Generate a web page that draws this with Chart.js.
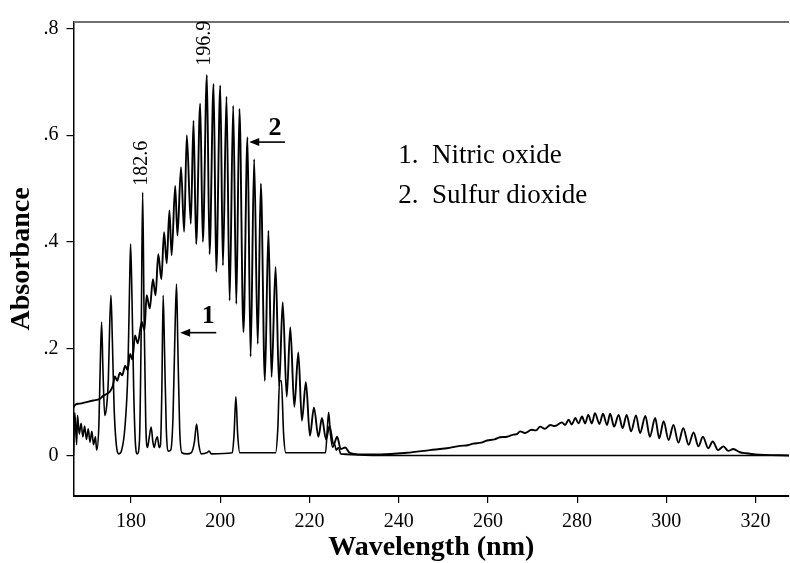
<!DOCTYPE html>
<html>
<head>
<meta charset="utf-8">
<script src="https://cdn.jsdelivr.net/npm/chart.js@4.4.0/dist/chart.umd.min.js"></script>
<style>
  body { margin: 0; background: #fff; }
  #wrap { width: 790px; height: 563px; }
</style>
</head>
<body>
<div id="wrap"><canvas id="spectrum" width="790" height="563"></canvas></div>
<script>
// axis ticks
const xTicks = [180, 200, 220, 240, 260, 280, 300, 320];
const yTicks = [0, 0.2, 0.4, 0.6, 0.8];

// 1. Nitric oxide - wavelength (nm) / absorbance
const noWl = [
  167.1, 167.4, 167.8, 168.0, 168.4, 168.8, 169.2, 169.6, 170.0, 170.4,
  170.8, 171.2, 171.6, 172.0, 172.3, 172.8, 173.1, 173.4, 173.7, 174.1,
  174.5, 174.9, 175.2, 175.5, 175.8, 176.2, 176.7, 177.3, 177.9, 178.6,
  179.3, 179.7, 179.9, 180.2, 180.6, 181.0, 181.4, 181.9, 182.3, 182.6,
  182.9, 183.3, 183.7, 184.1, 184.5, 184.9, 185.2, 185.6, 185.9, 186.3,
  186.6, 186.9, 187.2, 187.5, 187.9, 188.4, 188.9, 189.4, 189.9, 190.2,
  190.5, 190.9, 191.4, 192.5, 193.5, 194.2, 194.7, 195.2, 195.8, 197.0,
  197.5, 198.0, 202.7, 203.1, 203.5, 203.9, 204.4, 212.4, 212.9, 213.3,
  213.7, 214.2, 214.7, 223.6, 224.0, 224.3, 224.7, 225.2, 225.6, 226.0,
  226.5, 227.0, 240.0, 327.5
];
const noAbs = [
  0.0, 0.08, 0.02, 0.075, 0.04, 0.06, 0.035, 0.055, 0.03, 0.05,
  0.025, 0.045, 0.02, 0.035, 0.01, 0.06, 0.17, 0.25, 0.16, 0.075,
  0.09, 0.14, 0.24, 0.30, 0.22, 0.09, 0.02, 0.003, 0.01, 0.05,
  0.16, 0.33, 0.396, 0.30, 0.12, 0.02, 0.003, 0.03, 0.25, 0.493,
  0.28, 0.06, 0.015, 0.035, 0.053, 0.025, 0.015, 0.03, 0.035, 0.015,
  0.02, 0.12, 0.30, 0.20, 0.05, 0.008, 0.01, 0.07, 0.25, 0.321,
  0.20, 0.05, 0.005, 0.003, 0.005, 0.025, 0.059, 0.02, 0.003, 0.005,
  0.008, 0.003, 0.005, 0.04, 0.11, 0.04, 0.005, 0.005, 0.05, 0.14,
  0.14, 0.04, 0.005, 0.005, 0.05, 0.081, 0.04, 0.015, 0.022, 0.01,
  0.015, 0.003, 0.0, 0.0
];

// 2. Sulfur dioxide - wavelength (nm) / absorbance (peaks and troughs)
const so2Wl = [
  167.1, 167.5, 168.5, 170.0, 171.5, 173.0, 173.8, 174.5, 175.3, 175.9,
  176.4, 176.9, 177.5, 178.0, 178.7, 179.2, 179.8, 180.3, 180.9, 181.5,
  182.4, 183.0, 183.5, 184.2, 184.9, 185.5, 186.1, 186.8, 187.4, 188.0,
  188.6, 189.1, 189.9, 190.4, 191.2, 191.9, 192.5, 193.4, 194.0, 194.6,
  195.5, 196.1, 197.0, 197.6, 198.5, 199.1, 200.0, 200.6, 201.4, 202.1,
  202.9, 203.6, 204.3, 205.2, 206.1, 206.8, 207.6, 208.4, 209.1, 210.0,
  210.8, 211.5, 212.4, 213.2, 214.0, 214.9, 215.7, 216.6, 217.5, 218.3,
  219.2, 220.1, 221.0, 222.0, 222.8, 223.7, 224.5, 225.4, 226.2, 227.0,
  228.0, 229.0, 231.0, 236.0, 241.8, 247.0, 250.8, 253.8, 255.5, 256.7,
  258.5, 259.8, 261.5, 262.7, 264.3, 265.7, 266.5, 267.2, 268.3, 269.8,
  270.8, 271.7, 272.8, 274.0, 275.0, 276.6, 277.3, 278.1, 278.8, 279.6,
  280.3, 281.1, 281.8, 282.5, 283.3, 284.0, 285.0, 285.8, 286.7, 287.4,
  288.3, 289.3, 290.2, 291.1, 292.1, 293.2, 294.1, 295.3, 296.3, 297.5,
  298.4, 299.4, 300.5, 301.6, 302.7, 303.8, 305.0, 306.1, 307.2, 308.2,
  309.4, 310.4, 311.6, 312.8, 313.9, 315.0, 316.5, 318.0, 320.0, 322.0,
  327.5
];
const so2Abs = [
  0.09, 0.095, 0.097, 0.100, 0.103, 0.106, 0.112, 0.115, 0.12, 0.13,
  0.148, 0.14, 0.155, 0.15, 0.168, 0.16, 0.19, 0.18, 0.225, 0.21,
  0.25, 0.235, 0.30, 0.275, 0.33, 0.30, 0.377, 0.33, 0.418, 0.36,
  0.459, 0.375, 0.505, 0.412, 0.54, 0.419, 0.60, 0.434, 0.627, 0.396,
  0.659, 0.40, 0.713, 0.377, 0.696, 0.344, 0.693, 0.356, 0.672, 0.29,
  0.655, 0.284, 0.649, 0.231, 0.596, 0.185, 0.555, 0.209, 0.509, 0.14,
  0.421, 0.147, 0.353, 0.13, 0.287, 0.11, 0.24, 0.091, 0.193, 0.065,
  0.137, 0.037, 0.09, 0.035, 0.07, 0.03, 0.055, 0.02, 0.035, 0.012,
  0.015, 0.005, 0.002, 0.002, 0.005, 0.010, 0.0135, 0.018, 0.019, 0.022,
  0.024, 0.028, 0.030, 0.034, 0.035, 0.039, 0.040, 0.045, 0.042, 0.048,
  0.047, 0.054, 0.050, 0.057, 0.055, 0.062, 0.057, 0.067, 0.058, 0.070,
  0.060, 0.073, 0.060, 0.076, 0.060, 0.079, 0.059, 0.078, 0.057, 0.078,
  0.054, 0.076, 0.051, 0.076, 0.045, 0.075, 0.042, 0.074, 0.035, 0.070,
  0.032, 0.064, 0.029, 0.057, 0.024, 0.051, 0.020, 0.043, 0.017, 0.035,
  0.0135, 0.026, 0.010, 0.017, 0.0085, 0.012, 0.006, 0.004, 0.002, 0.001,
  0.0
];

const legendLines = ['1.  Nitric oxide', '2.  Sulfur dioxide'];

const SERIF = '"Liberation Serif", "Times New Roman", serif';

function toPoints(xs, ys) {
  return xs.map((v, i) => ({ x: v, y: ys[i] }));
}

// labels, arrows, legend text and the top frame line
const notesPlugin = {
  id: 'notes',
  afterDraw(chart) {
    const { ctx, chartArea, scales: { x, y } } = chart;
    ctx.save();

    ctx.strokeStyle = '#707070';
    ctx.lineWidth = 2;
    ctx.beginPath();
    ctx.moveTo(chartArea.left, chartArea.top);
    ctx.lineTo(chartArea.right, chartArea.top);
    ctx.stroke();

    ctx.fillStyle = '#000';
    ctx.strokeStyle = '#000';

    // rotated peak labels
    ctx.font = '20px ' + SERIF;
    ctx.textAlign = 'left';
    ctx.textBaseline = 'middle';
    [['182.6', 182.5, 0.505], ['196.9', 196.6, 0.73]].forEach(([t, wl, a]) => {
      ctx.save();
      ctx.translate(x.getPixelForValue(wl), y.getPixelForValue(a));
      ctx.rotate(-Math.PI / 2);
      ctx.fillText(t, 0, 0);
      ctx.restore();
    });

    // arrows
    ctx.lineWidth = 1.6;
    [[206.5, 214.5, 0.587], [191.0, 199.1, 0.23]].forEach(([w1, w2, a]) => {
      const x1 = x.getPixelForValue(w1), x2 = x.getPixelForValue(w2), yy = y.getPixelForValue(a);
      ctx.beginPath();
      ctx.moveTo(x1 + 6, yy);
      ctx.lineTo(x2, yy);
      ctx.stroke();
      ctx.beginPath();
      ctx.moveTo(x1, yy);
      ctx.lineTo(x1 + 10, yy - 4);
      ctx.lineTo(x1 + 10, yy + 4);
      ctx.closePath();
      ctx.fill();
    });

    ctx.font = 'bold 26px ' + SERIF;
    ctx.textAlign = 'center';
    ctx.fillText('2', x.getPixelForValue(212.3), y.getPixelForValue(0.613));
    ctx.fillText('1', x.getPixelForValue(197.3), y.getPixelForValue(0.26));

    // legend
    ctx.font = '27px ' + SERIF;
    ctx.textAlign = 'left';
    ctx.fillText(legendLines[0], x.getPixelForValue(239.9), y.getPixelForValue(0.562));
    ctx.fillText(legendLines[1], x.getPixelForValue(239.9), y.getPixelForValue(0.487));

    ctx.restore();
  }
};

const lineStyle = {
  borderColor: '#000',
  pointRadius: 0,
  fill: false,
  cubicInterpolationMode: 'monotone'
};

new Chart(document.getElementById('spectrum'), {
  type: 'line',
  data: {
    datasets: [
      Object.assign({ label: 'Nitric oxide', data: toPoints(noWl, noAbs), borderWidth: 1.6 }, lineStyle),
      Object.assign({ label: 'Sulfur dioxide', data: toPoints(so2Wl, so2Abs), borderWidth: 1.9 }, lineStyle)
    ]
  },
  options: {
    responsive: false,
    animation: false,
    layout: { padding: { top: 22, right: 1, left: 0, bottom: 0 } },
    plugins: {
      legend: { display: false },
      tooltip: { enabled: false }
    },
    scales: {
      x: {
        type: 'linear',
        min: 167.1,
        max: 327.5,
        afterBuildTicks: axis => { axis.ticks = xTicks.map(v => ({ value: v })); },
        afterFit: scale => { scale.height = 67; },
        grid: { drawOnChartArea: false, drawTicks: true, tickLength: 7, color: '#000', lineWidth: 1.2 },
        border: { display: true, color: '#000', width: 2 },
        ticks: { color: '#000', font: { family: SERIF, size: 20 }, padding: 7, maxRotation: 0 },
        title: {
          display: true,
          text: 'Wavelength (nm)',
          color: '#000',
          font: { family: SERIF, size: 28, weight: 'bold', lineHeight: 1.1 },
          padding: { top: 0, bottom: 0 }
        }
      },
      y: {
        min: -0.076,
        max: 0.812,
        afterBuildTicks: axis => { axis.ticks = yTicks.map(v => ({ value: v })); },
        afterFit: scale => { scale.width = 73.5; },
        grid: { drawOnChartArea: false, drawTicks: true, tickLength: 7, color: '#000', lineWidth: 1.2 },
        border: { display: true, color: '#000', width: 1.5 },
        ticks: {
          color: '#000',
          font: { family: SERIF, size: 20 },
          padding: 8,
          callback: v => (v === 0 ? '0' : v.toFixed(1).replace('0.', '.'))
        },
        title: {
          display: true,
          text: 'Absorbance',
          color: '#000',
          font: { family: SERIF, size: 28, weight: 'bold' },
          padding: { top: 5, bottom: 0 }
        }
      }
    }
  },
  plugins: [notesPlugin]
});
</script>
</body>
</html>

================================

Exercise task |
Restate exactly, please, only the lines between the start of the data and the line containing "const yTicks = [0, 0.2, 0.4, 0.6, 0.8];", both ends included, skipping the pictures.

The reply |
Generate a web page that draws this with Chart.js.
<!DOCTYPE html>
<html>
<head>
<meta charset="utf-8">
<script src="https://cdn.jsdelivr.net/npm/chart.js@4.4.0/dist/chart.umd.min.js"></script>
<style>
  body { margin: 0; background: #fff; }
  #wrap { width: 790px; height: 563px; }
</style>
</head>
<body>
<div id="wrap"><canvas id="spectrum" width="790" height="563"></canvas></div>
<script>
// axis ticks
const xTicks = [180, 200, 220, 240, 260, 280, 300, 320];
const yTicks = [0, 0.2, 0.4, 0.6, 0.8];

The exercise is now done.